Begin with the opening line of the records and extract each line through the one holding "import pandas as pd"; pictures are not part of the copy.

-.-.-

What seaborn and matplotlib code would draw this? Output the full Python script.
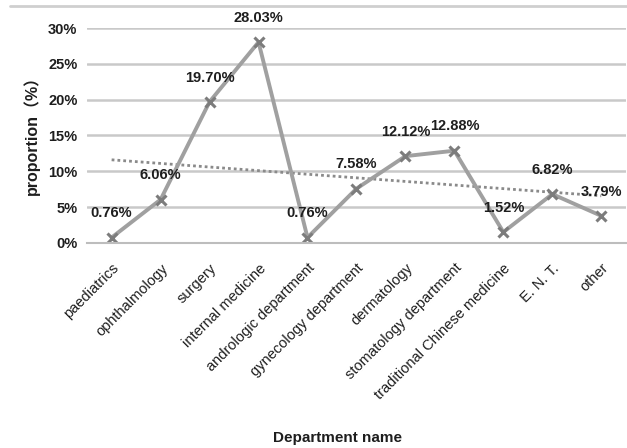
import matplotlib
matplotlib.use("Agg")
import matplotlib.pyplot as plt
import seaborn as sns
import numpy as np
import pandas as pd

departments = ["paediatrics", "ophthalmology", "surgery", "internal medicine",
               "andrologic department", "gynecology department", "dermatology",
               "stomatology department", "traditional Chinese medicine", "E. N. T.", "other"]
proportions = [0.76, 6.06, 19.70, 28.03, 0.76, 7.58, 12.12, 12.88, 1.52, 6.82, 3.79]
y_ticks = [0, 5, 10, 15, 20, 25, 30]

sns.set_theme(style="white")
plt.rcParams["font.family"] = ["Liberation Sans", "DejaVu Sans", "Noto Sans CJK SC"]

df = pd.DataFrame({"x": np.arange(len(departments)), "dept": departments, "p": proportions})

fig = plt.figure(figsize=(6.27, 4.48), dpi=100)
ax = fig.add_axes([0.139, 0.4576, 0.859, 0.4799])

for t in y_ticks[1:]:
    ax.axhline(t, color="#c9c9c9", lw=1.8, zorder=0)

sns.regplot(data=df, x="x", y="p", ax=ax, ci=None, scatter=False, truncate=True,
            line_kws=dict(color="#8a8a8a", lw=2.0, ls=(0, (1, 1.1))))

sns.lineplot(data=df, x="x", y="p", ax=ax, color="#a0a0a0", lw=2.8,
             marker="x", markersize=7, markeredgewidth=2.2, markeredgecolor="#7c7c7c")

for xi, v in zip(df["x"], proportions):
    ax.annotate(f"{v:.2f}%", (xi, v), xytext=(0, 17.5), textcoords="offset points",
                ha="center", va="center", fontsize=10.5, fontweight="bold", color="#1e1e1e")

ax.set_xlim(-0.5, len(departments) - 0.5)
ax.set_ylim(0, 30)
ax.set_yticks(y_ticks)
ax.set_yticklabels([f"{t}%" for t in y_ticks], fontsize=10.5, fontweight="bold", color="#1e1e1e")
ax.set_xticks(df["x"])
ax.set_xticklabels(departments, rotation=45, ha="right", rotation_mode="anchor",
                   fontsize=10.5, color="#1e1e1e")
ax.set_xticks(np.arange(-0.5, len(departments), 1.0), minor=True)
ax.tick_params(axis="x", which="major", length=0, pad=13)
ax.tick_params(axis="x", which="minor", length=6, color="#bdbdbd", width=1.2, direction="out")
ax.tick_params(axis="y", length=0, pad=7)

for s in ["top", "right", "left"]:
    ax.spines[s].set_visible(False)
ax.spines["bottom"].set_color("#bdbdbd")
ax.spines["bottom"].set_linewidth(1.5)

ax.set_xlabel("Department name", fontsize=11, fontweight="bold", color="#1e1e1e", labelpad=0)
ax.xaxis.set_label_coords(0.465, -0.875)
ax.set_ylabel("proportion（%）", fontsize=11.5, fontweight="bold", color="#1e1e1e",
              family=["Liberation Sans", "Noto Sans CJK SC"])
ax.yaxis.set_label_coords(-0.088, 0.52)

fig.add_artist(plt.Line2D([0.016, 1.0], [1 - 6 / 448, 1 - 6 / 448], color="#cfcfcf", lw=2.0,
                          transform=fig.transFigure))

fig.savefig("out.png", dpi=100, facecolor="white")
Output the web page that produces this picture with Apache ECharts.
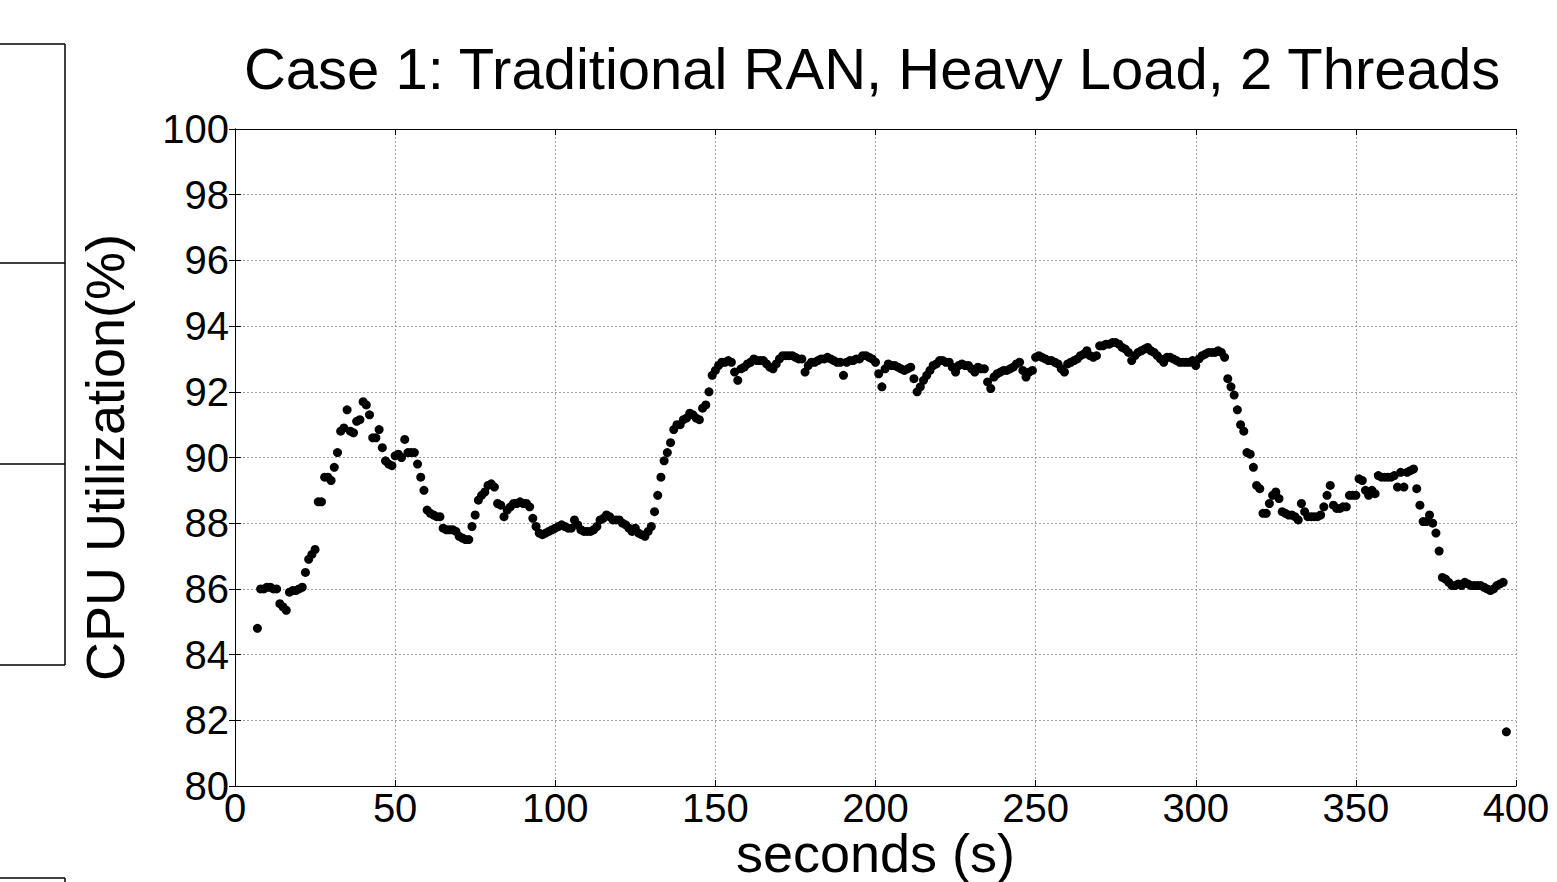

-.-.-

▸ Exercise output
What seaborn and matplotlib code would draw this? Output the full Python script.
import matplotlib
matplotlib.use("Agg")
import matplotlib.pyplot as plt
import seaborn as sns
import numpy as np
import pandas as pd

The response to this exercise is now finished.